==== Material for this exercise
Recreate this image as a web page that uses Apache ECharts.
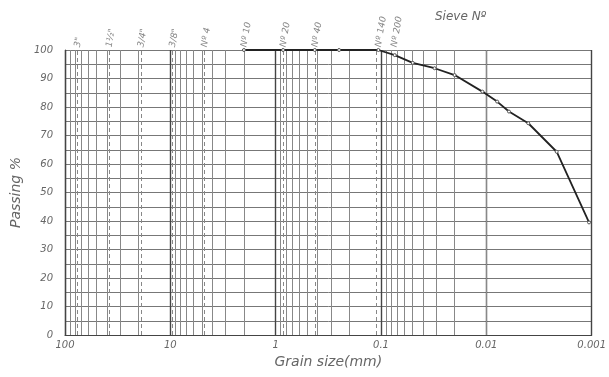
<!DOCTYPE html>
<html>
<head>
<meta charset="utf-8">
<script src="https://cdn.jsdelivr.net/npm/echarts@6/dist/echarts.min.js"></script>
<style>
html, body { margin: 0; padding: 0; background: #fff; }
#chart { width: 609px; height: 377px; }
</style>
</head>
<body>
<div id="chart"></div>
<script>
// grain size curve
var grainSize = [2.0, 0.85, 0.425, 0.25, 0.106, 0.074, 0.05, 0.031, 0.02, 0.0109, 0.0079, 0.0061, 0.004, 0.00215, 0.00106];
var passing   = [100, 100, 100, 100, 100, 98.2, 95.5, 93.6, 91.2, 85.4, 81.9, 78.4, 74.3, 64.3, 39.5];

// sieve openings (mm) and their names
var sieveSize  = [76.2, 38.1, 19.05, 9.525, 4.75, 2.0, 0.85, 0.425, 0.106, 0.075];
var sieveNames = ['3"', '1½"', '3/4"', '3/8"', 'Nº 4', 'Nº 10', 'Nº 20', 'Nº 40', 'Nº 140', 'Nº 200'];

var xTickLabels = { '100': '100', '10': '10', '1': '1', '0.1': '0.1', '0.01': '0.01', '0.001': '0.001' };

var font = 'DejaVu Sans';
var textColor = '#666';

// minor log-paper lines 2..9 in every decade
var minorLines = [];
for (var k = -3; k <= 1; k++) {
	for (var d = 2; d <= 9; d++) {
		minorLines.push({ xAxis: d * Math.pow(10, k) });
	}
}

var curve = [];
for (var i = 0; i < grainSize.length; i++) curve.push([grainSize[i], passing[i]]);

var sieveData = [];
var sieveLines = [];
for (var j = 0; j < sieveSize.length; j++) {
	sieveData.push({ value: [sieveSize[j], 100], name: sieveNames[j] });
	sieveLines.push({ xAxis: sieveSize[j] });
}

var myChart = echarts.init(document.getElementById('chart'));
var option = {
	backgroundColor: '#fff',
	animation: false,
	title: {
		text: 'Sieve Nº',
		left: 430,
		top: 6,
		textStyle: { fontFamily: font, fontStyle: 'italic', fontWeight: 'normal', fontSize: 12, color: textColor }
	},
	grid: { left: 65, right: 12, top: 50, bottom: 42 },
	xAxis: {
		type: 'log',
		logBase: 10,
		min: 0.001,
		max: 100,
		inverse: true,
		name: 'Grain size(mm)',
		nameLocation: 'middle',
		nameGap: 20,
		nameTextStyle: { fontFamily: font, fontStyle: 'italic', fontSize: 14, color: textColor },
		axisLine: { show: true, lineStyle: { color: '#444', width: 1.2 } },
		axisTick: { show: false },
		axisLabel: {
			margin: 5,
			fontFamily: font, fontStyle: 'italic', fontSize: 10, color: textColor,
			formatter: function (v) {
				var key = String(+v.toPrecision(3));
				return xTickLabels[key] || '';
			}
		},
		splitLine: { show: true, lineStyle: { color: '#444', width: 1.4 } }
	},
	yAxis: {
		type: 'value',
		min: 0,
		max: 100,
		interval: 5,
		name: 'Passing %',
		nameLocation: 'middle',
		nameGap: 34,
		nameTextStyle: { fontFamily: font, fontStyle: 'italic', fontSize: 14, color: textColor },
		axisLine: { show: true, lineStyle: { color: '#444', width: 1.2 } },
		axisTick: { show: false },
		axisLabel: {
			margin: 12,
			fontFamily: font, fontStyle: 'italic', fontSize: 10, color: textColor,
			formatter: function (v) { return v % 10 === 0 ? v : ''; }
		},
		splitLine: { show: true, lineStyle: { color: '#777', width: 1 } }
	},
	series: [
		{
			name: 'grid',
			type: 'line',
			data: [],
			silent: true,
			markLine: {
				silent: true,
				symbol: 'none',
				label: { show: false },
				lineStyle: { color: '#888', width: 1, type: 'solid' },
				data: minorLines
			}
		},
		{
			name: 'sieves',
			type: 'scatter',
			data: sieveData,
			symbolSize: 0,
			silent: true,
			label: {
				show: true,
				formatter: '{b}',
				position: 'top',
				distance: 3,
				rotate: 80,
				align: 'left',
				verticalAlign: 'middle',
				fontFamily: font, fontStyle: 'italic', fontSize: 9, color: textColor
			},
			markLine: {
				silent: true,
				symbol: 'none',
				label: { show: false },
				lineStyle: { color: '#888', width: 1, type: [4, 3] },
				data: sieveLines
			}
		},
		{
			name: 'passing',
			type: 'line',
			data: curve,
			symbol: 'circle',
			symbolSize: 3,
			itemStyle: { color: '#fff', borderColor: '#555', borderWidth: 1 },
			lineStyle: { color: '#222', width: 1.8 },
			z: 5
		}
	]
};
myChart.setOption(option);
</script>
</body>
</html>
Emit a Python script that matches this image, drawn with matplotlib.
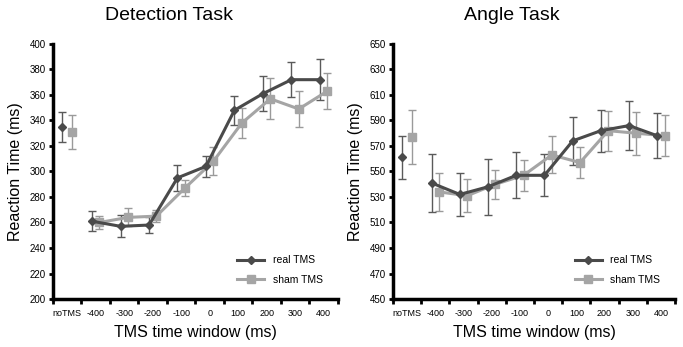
========
### What you should do
Output the entries above exactly, without their pictures.

### Exercise solution
Recreate this image as a web page that uses Apache ECharts.
<!DOCTYPE html>
<html>
<head>
<meta charset="utf-8">
<script src="https://cdn.jsdelivr.net/npm/echarts@6/dist/echarts.min.js"></script>
<style>
html, body { margin: 0; padding: 0; background: #fff; }
#chart { width: 609px; height: 377px; }
</style>
</head>
<body>
<div id="chart"></div>
<script>
// grain size curve
var grainSize = [2.0, 0.85, 0.425, 0.25, 0.106, 0.074, 0.05, 0.031, 0.02, 0.0109, 0.0079, 0.0061, 0.004, 0.00215, 0.00106];
var passing   = [100, 100, 100, 100, 100, 98.2, 95.5, 93.6, 91.2, 85.4, 81.9, 78.4, 74.3, 64.3, 39.5];

// sieve openings (mm) and their names
var sieveSize  = [76.2, 38.1, 19.05, 9.525, 4.75, 2.0, 0.85, 0.425, 0.106, 0.075];
var sieveNames = ['3"', '1½"', '3/4"', '3/8"', 'Nº 4', 'Nº 10', 'Nº 20', 'Nº 40', 'Nº 140', 'Nº 200'];

var xTickLabels = { '100': '100', '10': '10', '1': '1', '0.1': '0.1', '0.01': '0.01', '0.001': '0.001' };

var font = 'DejaVu Sans';
var textColor = '#666';

// minor log-paper lines 2..9 in every decade
var minorLines = [];
for (var k = -3; k <= 1; k++) {
	for (var d = 2; d <= 9; d++) {
		minorLines.push({ xAxis: d * Math.pow(10, k) });
	}
}

var curve = [];
for (var i = 0; i < grainSize.length; i++) curve.push([grainSize[i], passing[i]]);

var sieveData = [];
var sieveLines = [];
for (var j = 0; j < sieveSize.length; j++) {
	sieveData.push({ value: [sieveSize[j], 100], name: sieveNames[j] });
	sieveLines.push({ xAxis: sieveSize[j] });
}

var myChart = echarts.init(document.getElementById('chart'));
var option = {
	backgroundColor: '#fff',
	animation: false,
	title: {
		text: 'Sieve Nº',
		left: 430,
		top: 6,
		textStyle: { fontFamily: font, fontStyle: 'italic', fontWeight: 'normal', fontSize: 12, color: textColor }
	},
	grid: { left: 65, right: 12, top: 50, bottom: 42 },
	xAxis: {
		type: 'log',
		logBase: 10,
		min: 0.001,
		max: 100,
		inverse: true,
		name: 'Grain size(mm)',
		nameLocation: 'middle',
		nameGap: 20,
		nameTextStyle: { fontFamily: font, fontStyle: 'italic', fontSize: 14, color: textColor },
		axisLine: { show: true, lineStyle: { color: '#444', width: 1.2 } },
		axisTick: { show: false },
		axisLabel: {
			margin: 5,
			fontFamily: font, fontStyle: 'italic', fontSize: 10, color: textColor,
			formatter: function (v) {
				var key = String(+v.toPrecision(3));
				return xTickLabels[key] || '';
			}
		},
		splitLine: { show: true, lineStyle: { color: '#444', width: 1.4 } }
	},
	yAxis: {
		type: 'value',
		min: 0,
		max: 100,
		interval: 5,
		name: 'Passing %',
		nameLocation: 'middle',
		nameGap: 34,
		nameTextStyle: { fontFamily: font, fontStyle: 'italic', fontSize: 14, color: textColor },
		axisLine: { show: true, lineStyle: { color: '#444', width: 1.2 } },
		axisTick: { show: false },
		axisLabel: {
			margin: 12,
			fontFamily: font, fontStyle: 'italic', fontSize: 10, color: textColor,
			formatter: function (v) { return v % 10 === 0 ? v : ''; }
		},
		splitLine: { show: true, lineStyle: { color: '#777', width: 1 } }
	},
	series: [
		{
			name: 'grid',
			type: 'line',
			data: [],
			silent: true,
			markLine: {
				silent: true,
				symbol: 'none',
				label: { show: false },
				lineStyle: { color: '#888', width: 1, type: 'solid' },
				data: minorLines
			}
		},
		{
			name: 'sieves',
			type: 'scatter',
			data: sieveData,
			symbolSize: 0,
			silent: true,
			label: {
				show: true,
				formatter: '{b}',
				position: 'top',
				distance: 3,
				rotate: 80,
				align: 'left',
				verticalAlign: 'middle',
				fontFamily: font, fontStyle: 'italic', fontSize: 9, color: textColor
			},
			markLine: {
				silent: true,
				symbol: 'none',
				label: { show: false },
				lineStyle: { color: '#888', width: 1, type: [4, 3] },
				data: sieveLines
			}
		},
		{
			name: 'passing',
			type: 'line',
			data: curve,
			symbol: 'circle',
			symbolSize: 3,
			itemStyle: { color: '#fff', borderColor: '#555', borderWidth: 1 },
			lineStyle: { color: '#222', width: 1.8 },
			z: 5
		}
	]
};
myChart.setOption(option);
</script>
</body>
</html>
Emit a Python script that matches this image, drawn with matplotlib.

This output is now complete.